= Requirement =
Copy exactly the lines from the beginning of the data down to and including the line holding "(b3) at (792,642);", without any pictures.

━━━━━ Data excerpt

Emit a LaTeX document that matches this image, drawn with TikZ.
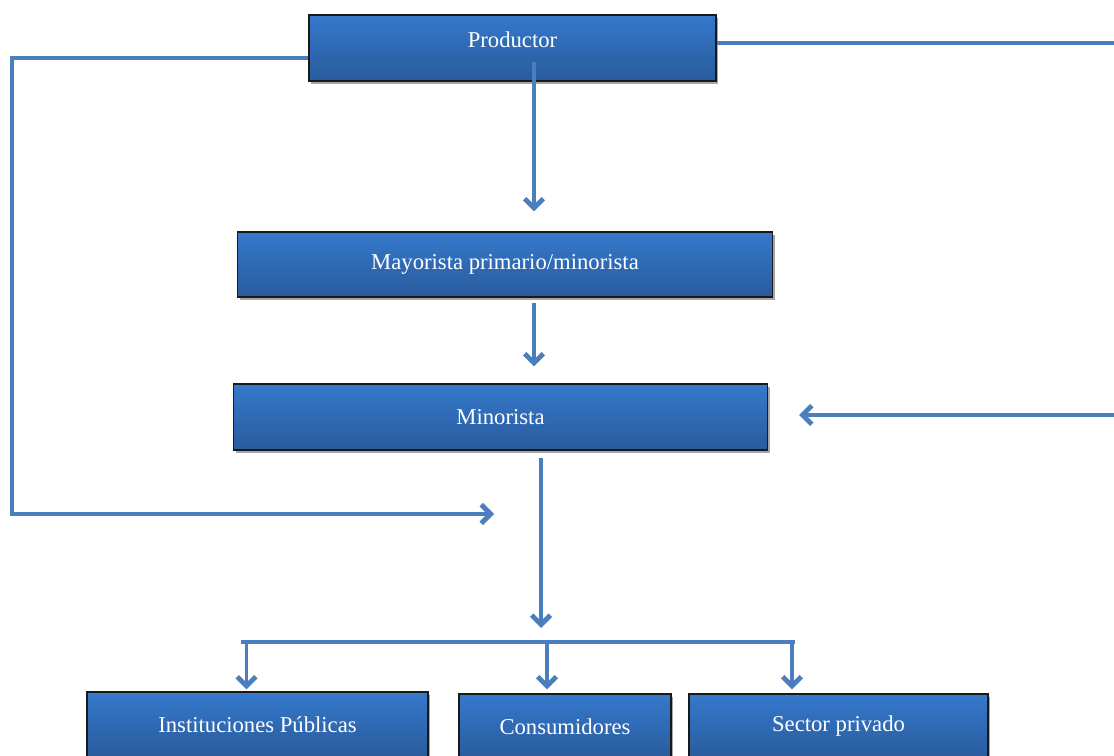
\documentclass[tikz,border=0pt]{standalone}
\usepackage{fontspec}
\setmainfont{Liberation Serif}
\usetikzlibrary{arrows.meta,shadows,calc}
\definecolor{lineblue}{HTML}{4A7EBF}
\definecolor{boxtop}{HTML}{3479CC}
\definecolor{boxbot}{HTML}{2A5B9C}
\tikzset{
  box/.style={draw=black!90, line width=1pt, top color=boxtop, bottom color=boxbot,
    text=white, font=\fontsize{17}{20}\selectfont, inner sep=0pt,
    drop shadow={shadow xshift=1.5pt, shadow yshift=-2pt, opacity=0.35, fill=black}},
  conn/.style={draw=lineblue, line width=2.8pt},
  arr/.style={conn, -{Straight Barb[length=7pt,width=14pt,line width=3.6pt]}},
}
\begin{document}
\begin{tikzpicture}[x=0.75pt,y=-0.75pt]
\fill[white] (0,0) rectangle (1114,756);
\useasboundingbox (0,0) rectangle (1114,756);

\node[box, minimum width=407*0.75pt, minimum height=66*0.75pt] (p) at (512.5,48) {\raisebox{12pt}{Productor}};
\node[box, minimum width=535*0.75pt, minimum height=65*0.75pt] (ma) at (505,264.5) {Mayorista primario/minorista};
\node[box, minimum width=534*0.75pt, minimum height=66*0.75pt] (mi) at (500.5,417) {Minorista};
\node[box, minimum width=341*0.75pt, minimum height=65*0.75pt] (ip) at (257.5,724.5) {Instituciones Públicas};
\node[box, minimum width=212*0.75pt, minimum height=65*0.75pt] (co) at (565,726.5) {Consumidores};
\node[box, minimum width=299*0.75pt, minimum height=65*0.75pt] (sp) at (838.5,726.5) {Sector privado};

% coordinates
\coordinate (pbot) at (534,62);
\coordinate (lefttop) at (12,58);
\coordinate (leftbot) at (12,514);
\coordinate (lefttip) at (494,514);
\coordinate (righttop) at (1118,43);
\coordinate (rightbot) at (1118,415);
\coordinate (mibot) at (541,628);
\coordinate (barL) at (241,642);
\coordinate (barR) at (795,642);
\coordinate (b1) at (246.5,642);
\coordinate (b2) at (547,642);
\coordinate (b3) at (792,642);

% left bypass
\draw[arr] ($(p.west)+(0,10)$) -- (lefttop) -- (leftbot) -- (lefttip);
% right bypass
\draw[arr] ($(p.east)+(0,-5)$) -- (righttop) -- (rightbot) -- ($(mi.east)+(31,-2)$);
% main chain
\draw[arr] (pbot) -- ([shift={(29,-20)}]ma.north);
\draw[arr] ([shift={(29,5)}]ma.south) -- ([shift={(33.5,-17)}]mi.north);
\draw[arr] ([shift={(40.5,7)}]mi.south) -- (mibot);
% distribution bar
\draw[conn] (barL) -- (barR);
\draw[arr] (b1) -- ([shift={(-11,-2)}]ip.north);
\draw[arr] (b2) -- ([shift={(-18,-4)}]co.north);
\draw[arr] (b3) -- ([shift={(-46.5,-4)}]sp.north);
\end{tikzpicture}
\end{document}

━━━━━━━━━━

= Result of this exercise =
Emit a LaTeX document that matches this image, drawn with TikZ.
\documentclass[tikz,border=0pt]{standalone}
\usepackage{fontspec}
\setmainfont{Liberation Serif}
\usetikzlibrary{arrows.meta,shadows,calc}
\definecolor{lineblue}{HTML}{4A7EBF}
\definecolor{boxtop}{HTML}{3479CC}
\definecolor{boxbot}{HTML}{2A5B9C}
\tikzset{
  box/.style={draw=black!90, line width=1pt, top color=boxtop, bottom color=boxbot,
    text=white, font=\fontsize{17}{20}\selectfont, inner sep=0pt,
    drop shadow={shadow xshift=1.5pt, shadow yshift=-2pt, opacity=0.35, fill=black}},
  conn/.style={draw=lineblue, line width=2.8pt},
  arr/.style={conn, -{Straight Barb[length=7pt,width=14pt,line width=3.6pt]}},
}
\begin{document}
\begin{tikzpicture}[x=0.75pt,y=-0.75pt]
\fill[white] (0,0) rectangle (1114,756);
\useasboundingbox (0,0) rectangle (1114,756);

\node[box, minimum width=407*0.75pt, minimum height=66*0.75pt] (p) at (512.5,48) {\raisebox{12pt}{Productor}};
\node[box, minimum width=535*0.75pt, minimum height=65*0.75pt] (ma) at (505,264.5) {Mayorista primario/minorista};
\node[box, minimum width=534*0.75pt, minimum height=66*0.75pt] (mi) at (500.5,417) {Minorista};
\node[box, minimum width=341*0.75pt, minimum height=65*0.75pt] (ip) at (257.5,724.5) {Instituciones Públicas};
\node[box, minimum width=212*0.75pt, minimum height=65*0.75pt] (co) at (565,726.5) {Consumidores};
\node[box, minimum width=299*0.75pt, minimum height=65*0.75pt] (sp) at (838.5,726.5) {Sector privado};

% coordinates
\coordinate (pbot) at (534,62);
\coordinate (lefttop) at (12,58);
\coordinate (leftbot) at (12,514);
\coordinate (lefttip) at (494,514);
\coordinate (righttop) at (1118,43);
\coordinate (rightbot) at (1118,415);
\coordinate (mibot) at (541,628);
\coordinate (barL) at (241,642);
\coordinate (barR) at (795,642);
\coordinate (b1) at (246.5,642);
\coordinate (b2) at (547,642);
\coordinate (b3) at (792,642);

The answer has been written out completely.